● **GIVEN INFORMATION**:
▽

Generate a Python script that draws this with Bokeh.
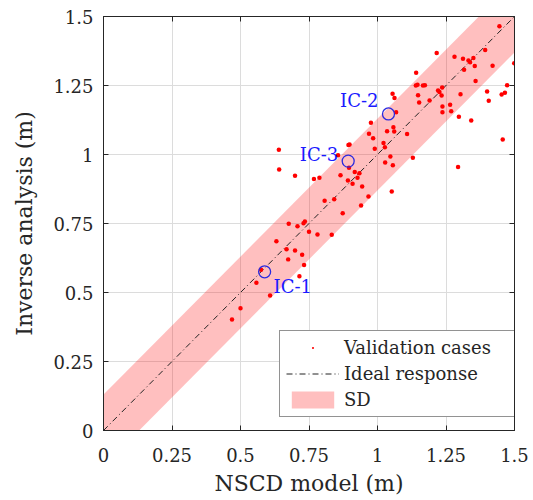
from bokeh.plotting import figure
from bokeh.models import (Range1d, LinearAxis, FixedTicker, Legend, LegendItem,
                          ColumnDataSource, CustomLabelingPolicy)
from bokeh.core.properties import value
from bokeh.embed import file_html
from bokeh.resources import INLINE

# ---------------- data ----------------
nscd = [0.676, 0.708, 0.735, 0.730, 0.750, 0.781, 0.631, 0.668, 0.699, 0.725, 0.674, 0.732,
        0.715, 0.558, 0.608, 0.500, 0.469, 0.575,
        0.640, 0.898, 0.894, 0.856, 0.641, 0.699, 0.768, 0.788, 0.865, 0.896, 0.917, 0.892,
        0.909, 0.927, 0.967, 0.807, 0.842, 0.873, 0.940, 0.833,
        1.140, 1.146, 1.166, 1.173, 1.221, 1.226, 1.055, 1.148, 1.062, 1.190, 1.152, 1.068,
        0.976, 1.058, 1.035, 1.061, 1.108, 0.969, 0.984, 1.022, 0.990, 1.027, 1.047, 1.129,
        1.028, 1.056, 0.934, 0.944, 1.052, 1.141,
        1.445, 1.216, 1.281, 1.312, 1.332, 1.350, 1.355, 1.338, 1.393, 1.420, 1.499, 1.316,
        1.358, 1.236, 1.234, 1.303, 1.400, 1.406, 1.453, 1.465, 1.473, 1.237, 1.265, 1.237,
        1.269, 1.297, 1.342, 1.457, 1.294]
inverse = [0.749, 0.740, 0.757, 0.751, 0.720, 0.710, 0.686, 0.657, 0.652, 0.637, 0.620, 0.600,
           0.559, 0.535, 0.489, 0.443, 0.402, 0.582,
           1.017, 1.036, 1.034, 0.997, 0.946, 0.923, 0.911, 0.916, 0.925, 0.952, 0.937, 0.906,
           0.894, 0.916, 0.848, 0.832, 0.838, 0.787, 0.815, 0.709,
           1.250, 1.253, 1.250, 1.251, 1.232, 1.226, 1.220, 1.215, 1.205, 1.196, 1.188, 1.153,
           1.115, 1.099, 1.084, 1.083, 1.074, 1.075, 1.059, 1.042, 1.021, 1.026, 0.993, 0.988,
           0.971, 0.961, 0.932, 0.884, 0.866, 1.296,
           1.465, 1.368, 1.354, 1.347, 1.341, 1.350, 1.321, 1.334, 1.379, 1.322, 1.331, 1.307,
           1.266, 1.243, 1.214, 1.218, 1.228, 1.195, 1.217, 1.224, 1.251, 1.174, 1.180, 1.153,
           1.157, 1.137, 1.123, 1.054, 0.955]

ic_names = ["IC-1", "IC-2", "IC-3"]
ic_nscd = [0.588, 1.040, 0.893]
ic_inverse = [0.575, 1.147, 0.976]

sd = 0.13
ideal_x = [0.0, 1.5]
ideal_y = [0.0, 1.5]

ticks = [0, 0.25, 0.5, 0.75, 1, 1.25, 1.5]
tick_labels = ["0", "0.25", "0.5", "0.75", "1", "1.25", "1.5"]

# ---------------- styling ----------------
FONT = "DejaVu Serif"
AX = "#262626"
GRID = "#dcdcdc"

p = figure(width=533, height=500, x_range=Range1d(0, 1.5), y_range=Range1d(0, 1.5),
           output_backend="svg", toolbar_location=None,
           min_border_left=103, min_border_right=19, min_border_top=16, min_border_bottom=70)
p.background_fill_color = "white"
p.border_fill_color = "white"
p.outline_line_color = AX
p.outline_line_width = 1

overrides = {t: l for t, l in zip(ticks, tick_labels)}

top_axis = LinearAxis()
right_axis = LinearAxis()
p.add_layout(top_axis, "above")
p.add_layout(right_axis, "right")
bottom_axis = p.below[0]
left_axis = p.left[0]

for ax in [bottom_axis, left_axis, top_axis, right_axis]:
    ax.ticker = FixedTicker(ticks=ticks)
    ax.major_label_overrides = overrides
    ax.major_tick_in = 5
    ax.major_tick_out = 0
    ax.minor_tick_line_color = None
    ax.axis_line_color = AX
    ax.major_tick_line_color = AX
    ax.major_label_text_font = FONT
    ax.major_label_text_font_size = "18px"
    ax.major_label_text_color = AX
    ax.axis_label_text_font = FONT
    ax.axis_label_text_font_size = "22px"
    ax.axis_label_text_font_style = "normal"
    ax.axis_label_text_color = AX

hide_all = CustomLabelingPolicy(code="for (const i of indices) { if (false) yield i }")
for ax in [top_axis, right_axis]:
    ax.major_label_policy = hide_all
    ax.major_label_text_font_size = "1px"
    ax.major_label_standoff = 0

bottom_axis.axis_label = "NSCD model (m)"
left_axis.axis_label = "Inverse analysis (m)"
bottom_axis.major_label_standoff = 17
left_axis.major_label_standoff = 10
bottom_axis.axis_label_standoff = 6
left_axis.axis_label_standoff = 13

p.xgrid.ticker = FixedTicker(ticks=ticks)
p.ygrid.ticker = FixedTicker(ticks=ticks)
p.grid.grid_line_color = GRID
p.grid.grid_line_width = 1

# SD band
band_lo = [v - sd for v in ideal_y]
band_hi = [v + sd for v in ideal_y]
r_band = p.varea(x=ideal_x, y1=band_lo, y2=band_hi, fill_color="red", fill_alpha=0.25)

# Ideal response
r_line = p.line(ideal_x, ideal_y, line_color="#222222", line_width=1, line_dash="6 3 1 3")

# Validation cases (small dots)
r_pts = p.scatter(nscd, inverse, marker="dot", size=18, line_color="red", fill_color="red")

# IC circles and labels
p.scatter(ic_nscd, ic_inverse, marker="circle", size=12, fill_color=None,
          line_color="#2a2ae0", line_width=1.3)

label_dx = [9, -10, -10]
label_dy = [15, -13, -7]
label_align = ["left", "right", "right"]
src = ColumnDataSource(dict(x=ic_nscd, y=ic_inverse, t=ic_names,
                            dx=label_dx, dy=label_dy, al=label_align))
p.text(x="x", y="y", text="t", x_offset="dx", y_offset="dy", text_align="al",
       text_baseline="middle", text_font=value(FONT), text_font_size="18px",
       text_color="#1a1aff", source=src)

legend = Legend(items=[
    LegendItem(label="Validation cases", renderers=[r_pts]),
    LegendItem(label="Ideal response", renderers=[r_line]),
    LegendItem(label="SD", renderers=[r_band]),
], location=(176, 13))
legend.margin = 0
legend.padding = 6
legend.spacing = 5
legend.glyph_width = 53
legend.glyph_height = 21
legend.label_height = 21
legend.label_width = 164
legend.label_standoff = 5
legend.label_text_font = FONT
legend.label_text_font_size = "18px"
legend.label_text_color = AX
legend.border_line_color = AX
legend.border_line_width = 1
legend.background_fill_alpha = 1
p.add_layout(legend, "center")

open("out.html", "w").write(file_html(p, INLINE))
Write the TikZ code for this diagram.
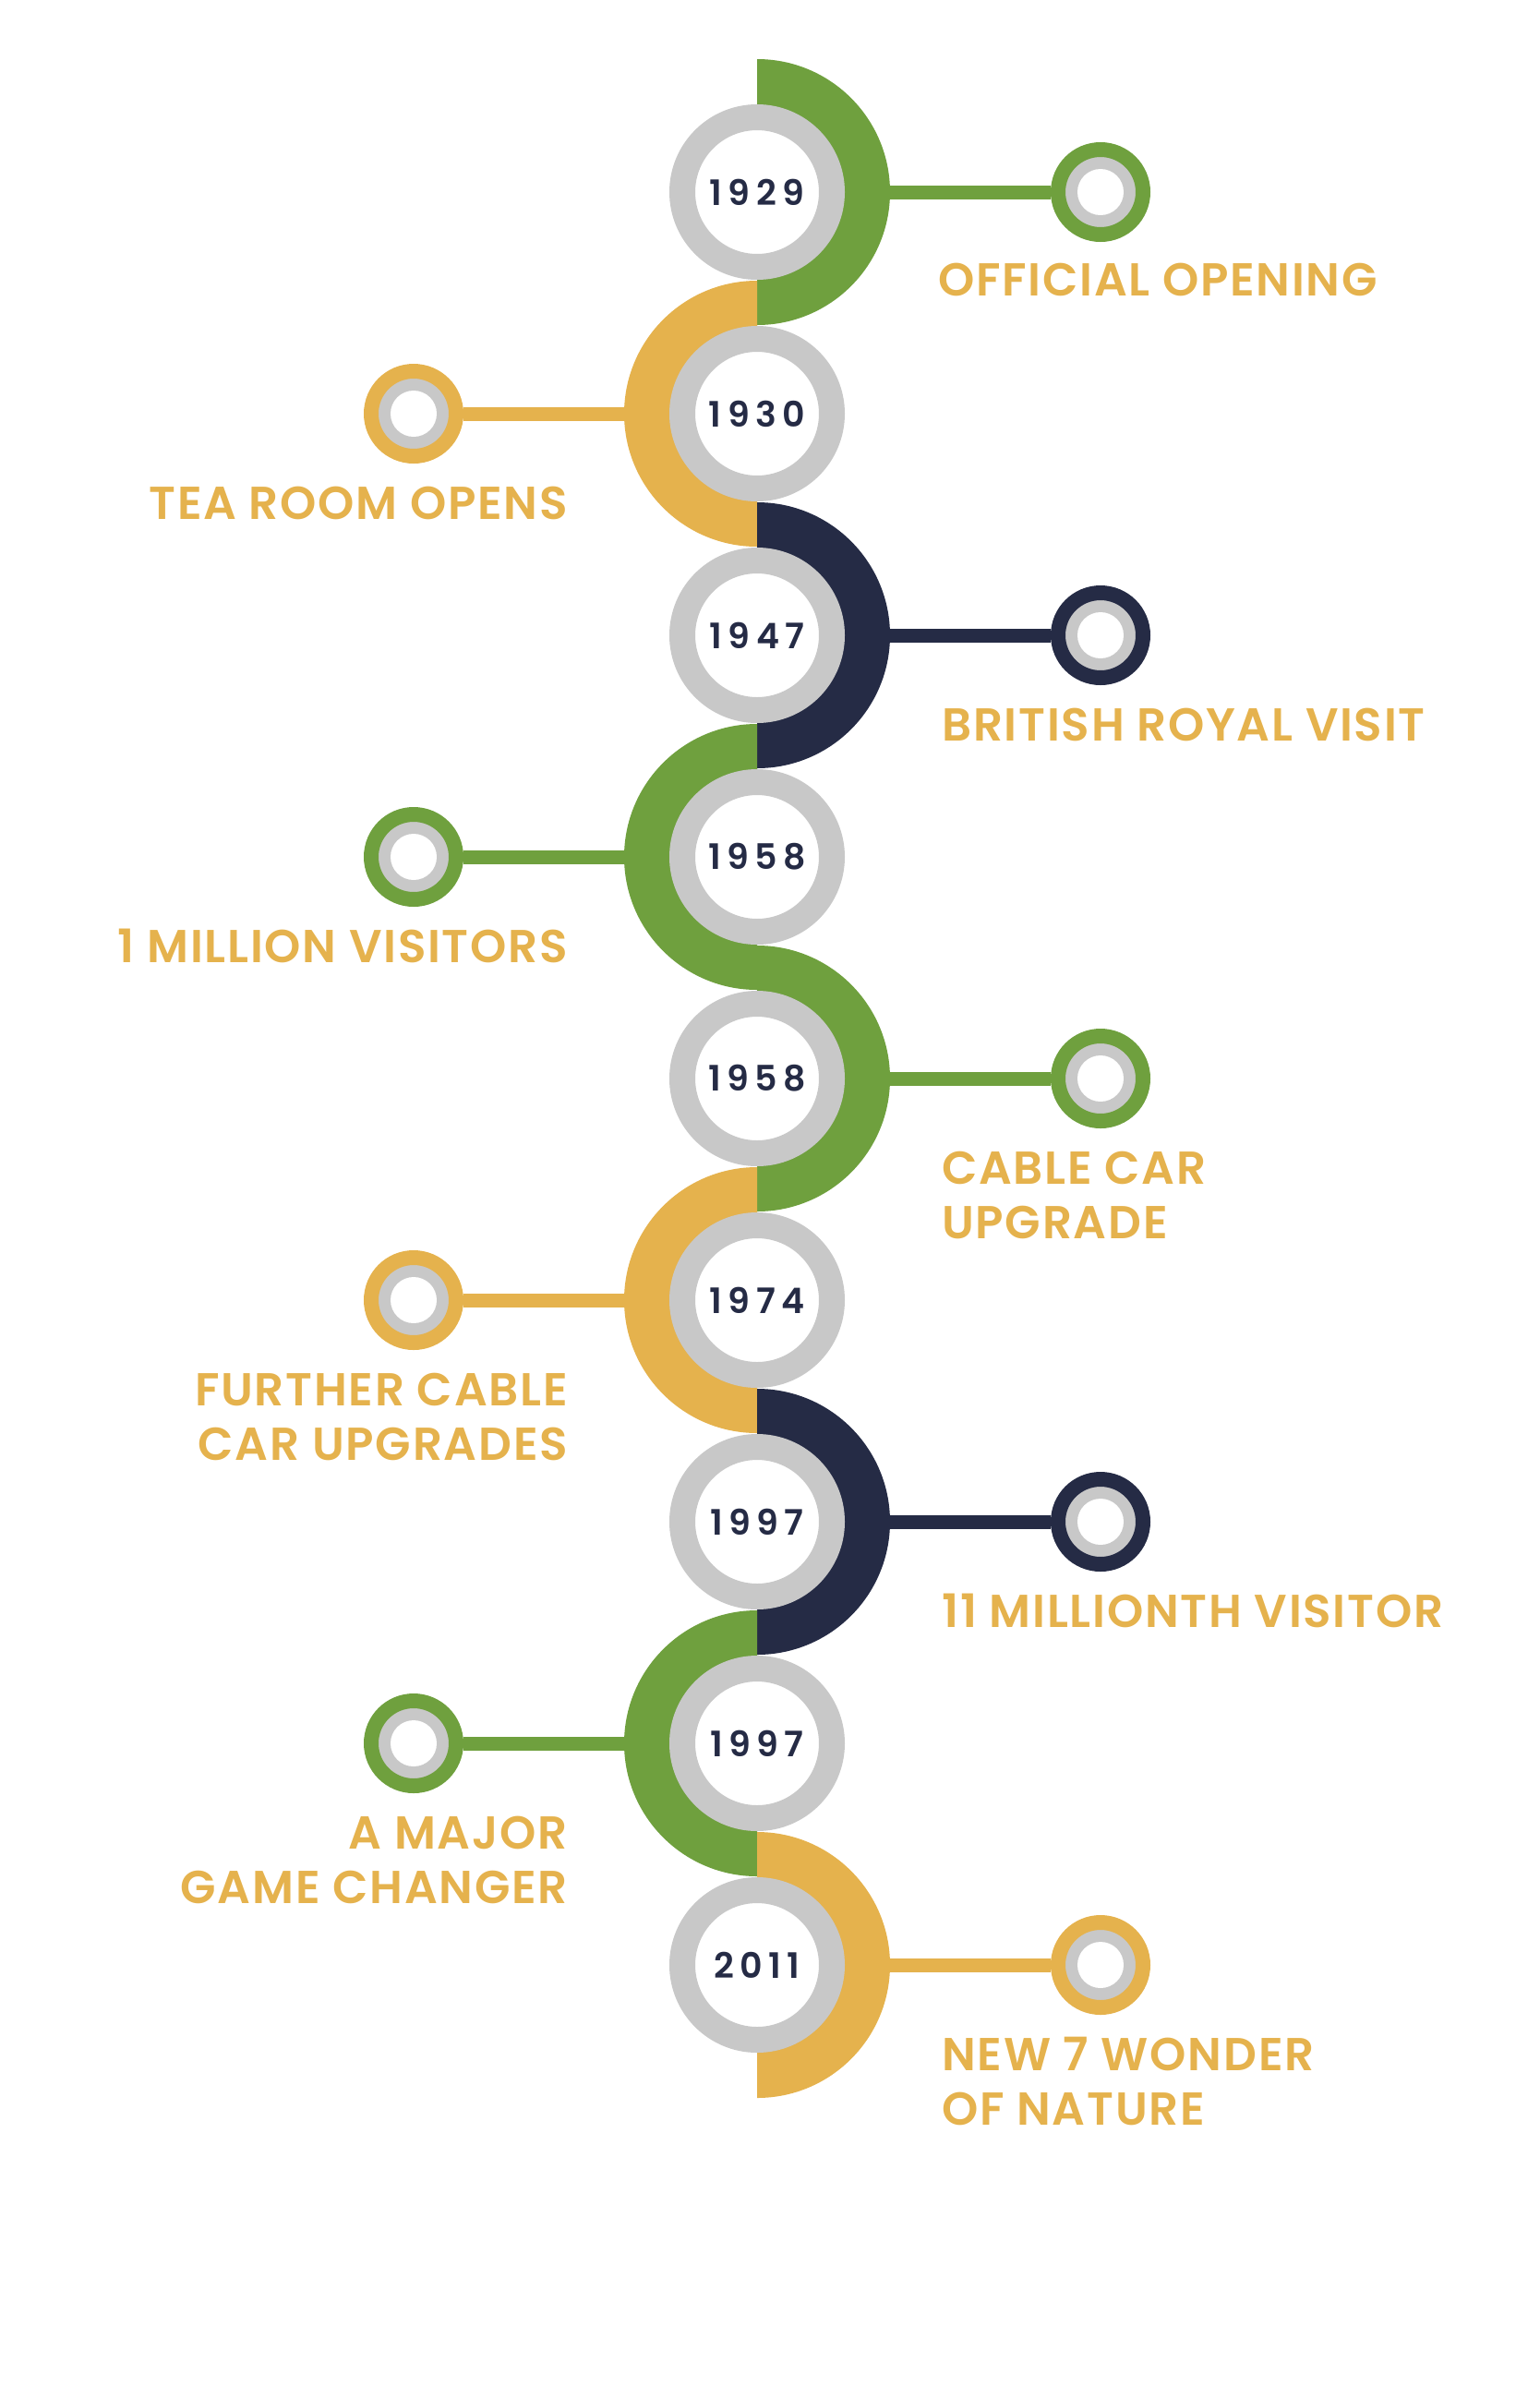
\documentclass[tikz,border=0pt]{standalone}
\usepackage{fontspec}
\setmainfont{Poppins}
\newfontfamily\labfont{Poppins SemiBold}[LetterSpace=3.5]
\newfontfamily\yearfont{Poppins SemiBold}[LetterSpace=17]
\usepackage{tikz}
\usetikzlibrary{backgrounds}
\definecolor{Leaf}{HTML}{6FA03E}
\definecolor{Sand}{HTML}{E5B24D}
\definecolor{Ink}{HTML}{252B45}
\definecolor{Ash}{HTML}{C8C8C8}

\begin{document}
\begin{tikzpicture}[x=1pt,y=-1pt,
    yr/.style={circle,draw=Ash,line width=28pt,fill=white,minimum size=162pt,inner sep=0pt,text=Ink,font=\fontsize{38}{40}\yearfont},
    knob/.style={circle,draw=#1,line width=16pt,fill=Ash,minimum size=92pt,inner sep=0pt,
      path picture={\fill[white] (path picture bounding box.center) circle[radius=25pt];}},
    lbl/.style={inner sep=0pt,text=Sand,font=\fontsize{50}{59}\labfont},
    ln/.style={line width=15pt,draw=#1}]
    \useasboundingbox (0,0) rectangle (1668,2584);
    % years down the middle
    \node[yr] (y1) at (820,208) {1929};
    \node[yr] (y2) at (820,448) {1930};
    \node[yr] (y3) at (820,688) {1947};
    \node[yr] (y4) at (820,928) {1958};
    \node[yr] (y5) at (820,1168) {1958};
    \node[yr] (y6) at (820,1408) {1974};
    \node[yr] (y7) at (820,1648) {1997};
    \node[yr] (y8) at (820,1888) {1997};
    \node[yr] (y9) at (820,2128) {2011};
    % end points
    \node[knob=Leaf] (k1) at (1192,208) {};
    \node[knob=Sand] (k2) at (448,448) {};
    \node[knob=Ink] (k3) at (1192,688) {};
    \node[knob=Leaf] (k4) at (448,928) {};
    \node[knob=Leaf] (k5) at (1192,1168) {};
    \node[knob=Sand] (k6) at (448,1408) {};
    \node[knob=Ink] (k7) at (1192,1648) {};
    \node[knob=Leaf] (k8) at (448,1888) {};
    \node[knob=Sand] (k9) at (1192,2128) {};
    % labels (base = last line)
    \node[lbl,anchor=base west] (t1) at (1016,320) {OFFICIAL OPENING};
    \node[lbl,anchor=base east] (t2) at (615,562) {TEA ROOM OPENS};
    \node[lbl,anchor=base west] (t3) at (1020,802) {BRITISH ROYAL VISIT};
    \node[lbl,anchor=base east] (t4) at (615,1042) {1 MILLION VISITORS};
    \node[lbl,anchor=base west,align=left] (t5) at (1020,1341) {CABLE CAR\\UPGRADE};
    \node[lbl,anchor=base east,align=right] (t6) at (615,1581) {FURTHER CABLE\\CAR UPGRADES};
    \node[lbl,anchor=base west] (t7) at (1020,1762) {11 MILLIONTH VISITOR};
    \node[lbl,anchor=base east,align=right] (t8) at (615,2061) {A MAJOR\\GAME CHANGER};
    \node[lbl,anchor=base west,align=left] (t9) at (1020,2301) {NEW 7 WONDER\\OF NATURE};
    \begin{scope}[on background layer]
      \fill[Leaf] (y1.center) ++(0,-144) arc[start angle=-90,end angle=90,radius=144] -- cycle;
      \fill[Sand] (y2.center) ++(0,-144) arc[start angle=-90,end angle=-270,radius=144] -- cycle;
      \fill[Ink] (y3.center) ++(0,-144) arc[start angle=-90,end angle=90,radius=144] -- cycle;
      \fill[Leaf] (y4.center) ++(0,-144) arc[start angle=-90,end angle=-270,radius=144] -- cycle;
      \fill[Leaf] (y5.center) ++(0,-144) arc[start angle=-90,end angle=90,radius=144] -- cycle;
      \fill[Sand] (y6.center) ++(0,-144) arc[start angle=-90,end angle=-270,radius=144] -- cycle;
      \fill[Ink] (y7.center) ++(0,-144) arc[start angle=-90,end angle=90,radius=144] -- cycle;
      \fill[Leaf] (y8.center) ++(0,-144) arc[start angle=-90,end angle=-270,radius=144] -- cycle;
      \fill[Sand] (y9.center) ++(0,-144) arc[start angle=-90,end angle=90,radius=144] -- cycle;
      \draw[ln=Leaf] (y1) -- (k1); \draw[ln=Sand] (y2) -- (k2); \draw[ln=Ink] (y3) -- (k3);
      \draw[ln=Leaf] (y4) -- (k4); \draw[ln=Leaf] (y5) -- (k5); \draw[ln=Sand] (y6) -- (k6);
      \draw[ln=Ink] (y7) -- (k7); \draw[ln=Leaf] (y8) -- (k8); \draw[ln=Sand] (y9) -- (k9);
    \end{scope}
\end{tikzpicture}
\end{document}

△

● **SET TASK**:
Leave out any pictures and return exactly the lines from the beginning of the data through the line with "from bokeh.resources import INLINE", inclusive.

● **TASK RESULT**:
Generate a Python script that draws this with Bokeh.
from bokeh.plotting import figure
from bokeh.models import (Range1d, LinearAxis, FixedTicker, Legend, LegendItem,
                          ColumnDataSource, CustomLabelingPolicy)
from bokeh.core.properties import value
from bokeh.embed import file_html
from bokeh.resources import INLINE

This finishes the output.